● SHORT PROBLEM: Find the word "this" in the records below. List each line containing it.

● DATA FOR PROCESSING:

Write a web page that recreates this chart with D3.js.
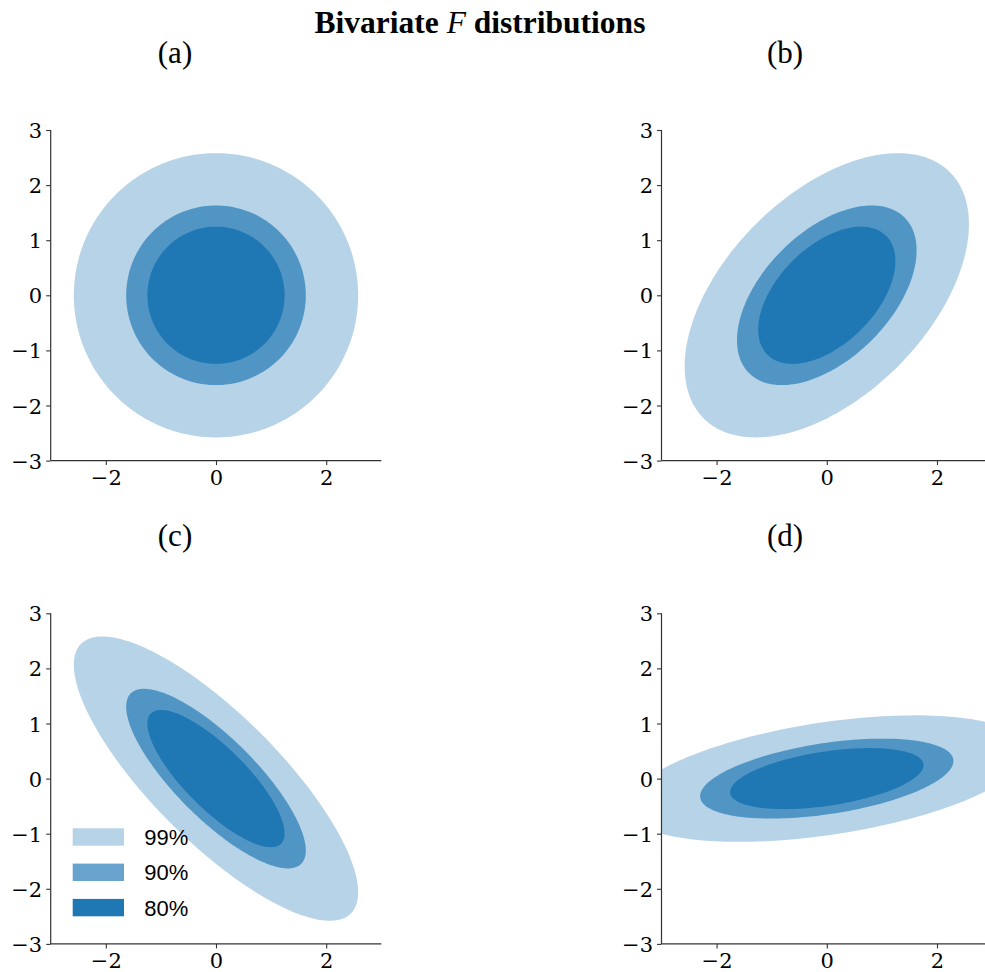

---

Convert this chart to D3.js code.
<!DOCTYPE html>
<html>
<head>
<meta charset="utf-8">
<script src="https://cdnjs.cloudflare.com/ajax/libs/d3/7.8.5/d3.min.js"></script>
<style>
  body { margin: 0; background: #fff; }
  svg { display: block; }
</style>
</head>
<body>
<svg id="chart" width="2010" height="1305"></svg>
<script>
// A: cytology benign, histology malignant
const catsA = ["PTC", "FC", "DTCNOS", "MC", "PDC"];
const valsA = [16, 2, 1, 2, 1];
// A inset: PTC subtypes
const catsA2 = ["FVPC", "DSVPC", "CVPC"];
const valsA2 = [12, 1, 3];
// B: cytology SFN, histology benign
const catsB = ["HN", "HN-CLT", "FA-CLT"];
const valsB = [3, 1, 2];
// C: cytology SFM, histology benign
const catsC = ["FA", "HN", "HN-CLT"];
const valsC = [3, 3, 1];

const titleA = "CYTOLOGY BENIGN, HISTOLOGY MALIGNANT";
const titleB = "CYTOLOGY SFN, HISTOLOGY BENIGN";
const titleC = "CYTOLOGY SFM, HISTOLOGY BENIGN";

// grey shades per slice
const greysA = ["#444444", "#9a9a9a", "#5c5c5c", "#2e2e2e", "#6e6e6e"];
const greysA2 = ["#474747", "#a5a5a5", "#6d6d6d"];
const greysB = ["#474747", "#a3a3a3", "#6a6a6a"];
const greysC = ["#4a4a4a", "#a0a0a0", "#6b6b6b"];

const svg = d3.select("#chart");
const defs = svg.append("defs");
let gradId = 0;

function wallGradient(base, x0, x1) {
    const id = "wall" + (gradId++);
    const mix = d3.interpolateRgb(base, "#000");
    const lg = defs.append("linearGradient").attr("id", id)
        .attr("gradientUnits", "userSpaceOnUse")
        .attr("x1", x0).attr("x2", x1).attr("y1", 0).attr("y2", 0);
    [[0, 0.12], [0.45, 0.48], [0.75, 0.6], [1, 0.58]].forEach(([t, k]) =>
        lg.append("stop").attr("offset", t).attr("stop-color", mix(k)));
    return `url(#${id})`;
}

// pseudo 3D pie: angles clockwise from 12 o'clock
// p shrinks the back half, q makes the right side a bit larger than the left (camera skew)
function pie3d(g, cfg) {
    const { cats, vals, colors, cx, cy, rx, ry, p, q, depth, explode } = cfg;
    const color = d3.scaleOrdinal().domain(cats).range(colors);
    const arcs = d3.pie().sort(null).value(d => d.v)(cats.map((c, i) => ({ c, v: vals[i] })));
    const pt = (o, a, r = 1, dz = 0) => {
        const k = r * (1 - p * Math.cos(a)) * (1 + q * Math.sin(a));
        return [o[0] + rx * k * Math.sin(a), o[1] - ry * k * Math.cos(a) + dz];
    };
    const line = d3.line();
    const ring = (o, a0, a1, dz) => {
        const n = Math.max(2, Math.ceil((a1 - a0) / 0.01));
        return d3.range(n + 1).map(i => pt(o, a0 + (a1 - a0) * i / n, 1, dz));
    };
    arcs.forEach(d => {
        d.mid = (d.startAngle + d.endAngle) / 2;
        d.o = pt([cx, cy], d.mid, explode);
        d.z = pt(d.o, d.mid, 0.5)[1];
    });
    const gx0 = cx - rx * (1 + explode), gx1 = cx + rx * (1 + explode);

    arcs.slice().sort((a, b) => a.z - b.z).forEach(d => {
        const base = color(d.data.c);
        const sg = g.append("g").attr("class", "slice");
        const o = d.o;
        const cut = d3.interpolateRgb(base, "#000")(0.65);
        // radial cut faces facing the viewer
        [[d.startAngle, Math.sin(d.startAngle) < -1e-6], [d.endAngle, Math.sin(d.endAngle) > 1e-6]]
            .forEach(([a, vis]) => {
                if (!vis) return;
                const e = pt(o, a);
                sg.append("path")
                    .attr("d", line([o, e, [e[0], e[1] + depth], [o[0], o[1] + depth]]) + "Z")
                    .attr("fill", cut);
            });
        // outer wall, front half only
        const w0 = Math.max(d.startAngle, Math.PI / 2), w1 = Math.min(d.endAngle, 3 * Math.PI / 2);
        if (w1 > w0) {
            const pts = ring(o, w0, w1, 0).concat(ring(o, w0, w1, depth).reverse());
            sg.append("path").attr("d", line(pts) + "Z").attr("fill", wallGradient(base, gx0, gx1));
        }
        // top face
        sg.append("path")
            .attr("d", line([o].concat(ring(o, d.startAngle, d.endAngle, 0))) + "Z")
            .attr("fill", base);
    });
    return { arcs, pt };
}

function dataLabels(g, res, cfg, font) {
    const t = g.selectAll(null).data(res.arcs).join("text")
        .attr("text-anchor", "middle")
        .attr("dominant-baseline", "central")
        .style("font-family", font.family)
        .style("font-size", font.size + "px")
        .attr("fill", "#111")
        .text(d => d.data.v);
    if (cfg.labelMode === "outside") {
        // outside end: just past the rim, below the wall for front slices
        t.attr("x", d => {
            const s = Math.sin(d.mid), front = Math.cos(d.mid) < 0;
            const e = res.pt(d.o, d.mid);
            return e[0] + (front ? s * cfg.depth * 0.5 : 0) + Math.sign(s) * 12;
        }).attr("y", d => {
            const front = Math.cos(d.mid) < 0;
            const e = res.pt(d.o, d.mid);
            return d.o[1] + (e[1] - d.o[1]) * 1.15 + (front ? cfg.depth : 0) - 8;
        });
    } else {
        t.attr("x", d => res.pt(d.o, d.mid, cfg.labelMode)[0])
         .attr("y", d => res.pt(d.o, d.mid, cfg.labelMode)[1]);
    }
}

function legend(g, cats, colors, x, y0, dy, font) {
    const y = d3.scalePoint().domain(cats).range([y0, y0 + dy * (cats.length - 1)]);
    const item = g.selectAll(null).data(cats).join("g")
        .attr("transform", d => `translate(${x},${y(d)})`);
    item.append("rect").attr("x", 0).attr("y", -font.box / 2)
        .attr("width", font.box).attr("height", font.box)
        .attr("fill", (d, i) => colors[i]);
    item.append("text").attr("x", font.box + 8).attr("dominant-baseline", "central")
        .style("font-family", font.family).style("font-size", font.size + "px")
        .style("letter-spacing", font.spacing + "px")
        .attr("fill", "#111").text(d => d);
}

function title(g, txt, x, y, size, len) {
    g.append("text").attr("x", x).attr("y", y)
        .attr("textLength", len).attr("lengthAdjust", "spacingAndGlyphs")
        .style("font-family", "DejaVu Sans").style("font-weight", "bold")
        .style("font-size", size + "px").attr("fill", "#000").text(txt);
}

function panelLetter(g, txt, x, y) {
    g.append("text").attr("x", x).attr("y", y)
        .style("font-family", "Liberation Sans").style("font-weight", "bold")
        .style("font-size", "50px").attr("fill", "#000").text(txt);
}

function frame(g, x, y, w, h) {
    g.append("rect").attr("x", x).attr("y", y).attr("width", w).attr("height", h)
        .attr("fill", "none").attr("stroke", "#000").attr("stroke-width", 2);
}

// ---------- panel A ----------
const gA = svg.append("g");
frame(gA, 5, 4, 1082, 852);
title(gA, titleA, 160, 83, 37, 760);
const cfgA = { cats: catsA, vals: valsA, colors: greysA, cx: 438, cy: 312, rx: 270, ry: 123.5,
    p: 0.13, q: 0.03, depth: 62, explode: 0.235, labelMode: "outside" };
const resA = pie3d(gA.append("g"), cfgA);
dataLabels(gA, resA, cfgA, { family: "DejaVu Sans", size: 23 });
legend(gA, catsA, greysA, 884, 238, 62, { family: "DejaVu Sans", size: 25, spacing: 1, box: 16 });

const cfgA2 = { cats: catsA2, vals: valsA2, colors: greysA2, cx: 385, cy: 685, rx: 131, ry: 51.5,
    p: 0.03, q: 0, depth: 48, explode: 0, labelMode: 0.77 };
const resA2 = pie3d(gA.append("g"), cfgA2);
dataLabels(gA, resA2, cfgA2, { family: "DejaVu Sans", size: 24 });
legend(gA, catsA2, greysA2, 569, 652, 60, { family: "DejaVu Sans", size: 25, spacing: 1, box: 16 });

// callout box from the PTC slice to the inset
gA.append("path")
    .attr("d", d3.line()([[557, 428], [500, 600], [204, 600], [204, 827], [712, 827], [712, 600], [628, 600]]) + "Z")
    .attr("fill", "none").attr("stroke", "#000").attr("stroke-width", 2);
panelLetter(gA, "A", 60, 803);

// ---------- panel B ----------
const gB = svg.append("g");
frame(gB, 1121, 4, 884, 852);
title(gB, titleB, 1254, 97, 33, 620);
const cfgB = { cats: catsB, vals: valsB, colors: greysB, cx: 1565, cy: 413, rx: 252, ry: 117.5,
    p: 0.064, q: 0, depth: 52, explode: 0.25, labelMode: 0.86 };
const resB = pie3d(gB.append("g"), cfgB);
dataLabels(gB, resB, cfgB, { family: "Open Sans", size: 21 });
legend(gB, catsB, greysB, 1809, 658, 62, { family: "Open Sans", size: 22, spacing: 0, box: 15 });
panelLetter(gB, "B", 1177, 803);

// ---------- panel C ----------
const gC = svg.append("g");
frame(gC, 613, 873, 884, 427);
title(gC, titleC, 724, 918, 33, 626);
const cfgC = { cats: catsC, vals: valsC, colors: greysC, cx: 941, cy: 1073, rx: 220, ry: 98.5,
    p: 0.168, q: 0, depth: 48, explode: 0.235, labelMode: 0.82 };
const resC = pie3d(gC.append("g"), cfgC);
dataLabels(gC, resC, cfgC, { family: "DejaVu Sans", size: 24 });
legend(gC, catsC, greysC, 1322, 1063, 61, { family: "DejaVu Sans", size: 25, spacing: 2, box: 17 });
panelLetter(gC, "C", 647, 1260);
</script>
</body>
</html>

* * *

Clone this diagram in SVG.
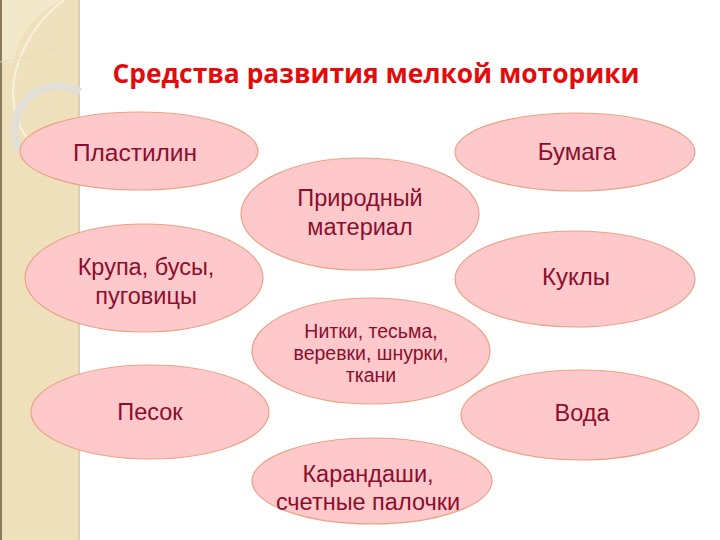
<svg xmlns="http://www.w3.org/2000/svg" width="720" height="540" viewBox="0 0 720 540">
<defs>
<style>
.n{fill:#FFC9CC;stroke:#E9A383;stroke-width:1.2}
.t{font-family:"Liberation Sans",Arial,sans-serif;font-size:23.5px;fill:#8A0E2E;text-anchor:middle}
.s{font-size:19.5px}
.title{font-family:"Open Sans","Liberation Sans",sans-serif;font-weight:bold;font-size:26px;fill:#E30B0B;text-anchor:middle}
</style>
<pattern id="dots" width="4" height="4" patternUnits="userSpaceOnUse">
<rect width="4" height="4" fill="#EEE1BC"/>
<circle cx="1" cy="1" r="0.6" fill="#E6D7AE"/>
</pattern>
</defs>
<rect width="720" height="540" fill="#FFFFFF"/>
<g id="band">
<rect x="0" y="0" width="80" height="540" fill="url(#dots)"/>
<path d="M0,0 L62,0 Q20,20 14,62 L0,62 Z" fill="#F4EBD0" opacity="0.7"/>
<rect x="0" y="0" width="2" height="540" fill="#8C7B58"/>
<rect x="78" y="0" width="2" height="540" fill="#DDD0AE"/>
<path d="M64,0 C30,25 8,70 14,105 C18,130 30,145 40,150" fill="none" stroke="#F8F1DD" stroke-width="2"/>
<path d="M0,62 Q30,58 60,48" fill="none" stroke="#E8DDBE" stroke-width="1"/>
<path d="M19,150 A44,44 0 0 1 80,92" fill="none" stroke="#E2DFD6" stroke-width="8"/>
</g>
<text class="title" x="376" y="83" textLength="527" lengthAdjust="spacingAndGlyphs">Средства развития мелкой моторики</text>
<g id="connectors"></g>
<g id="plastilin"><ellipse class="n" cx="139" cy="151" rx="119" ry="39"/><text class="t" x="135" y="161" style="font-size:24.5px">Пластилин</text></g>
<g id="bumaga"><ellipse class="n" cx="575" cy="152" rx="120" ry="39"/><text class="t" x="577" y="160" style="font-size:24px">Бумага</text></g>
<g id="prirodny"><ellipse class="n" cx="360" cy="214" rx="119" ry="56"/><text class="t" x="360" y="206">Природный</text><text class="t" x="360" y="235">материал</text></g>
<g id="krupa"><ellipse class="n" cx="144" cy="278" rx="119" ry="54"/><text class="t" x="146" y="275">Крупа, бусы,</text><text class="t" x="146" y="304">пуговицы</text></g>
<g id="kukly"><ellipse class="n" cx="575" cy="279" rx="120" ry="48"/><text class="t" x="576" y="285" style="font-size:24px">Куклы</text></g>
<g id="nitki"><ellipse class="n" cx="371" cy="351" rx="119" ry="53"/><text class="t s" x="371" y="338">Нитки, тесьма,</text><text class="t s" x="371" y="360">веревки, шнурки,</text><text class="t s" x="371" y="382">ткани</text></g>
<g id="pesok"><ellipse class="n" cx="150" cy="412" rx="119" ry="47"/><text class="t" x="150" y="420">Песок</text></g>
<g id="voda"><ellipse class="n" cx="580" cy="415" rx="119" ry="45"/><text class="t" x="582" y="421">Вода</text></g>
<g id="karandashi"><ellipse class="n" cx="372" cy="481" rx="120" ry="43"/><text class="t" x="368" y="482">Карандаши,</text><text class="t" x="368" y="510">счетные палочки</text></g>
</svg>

● EXERCISE RESPONSE:
Write a web page that recreates this chart with D3.js.
Convert this chart to D3.js code.
Clone this diagram in SVG.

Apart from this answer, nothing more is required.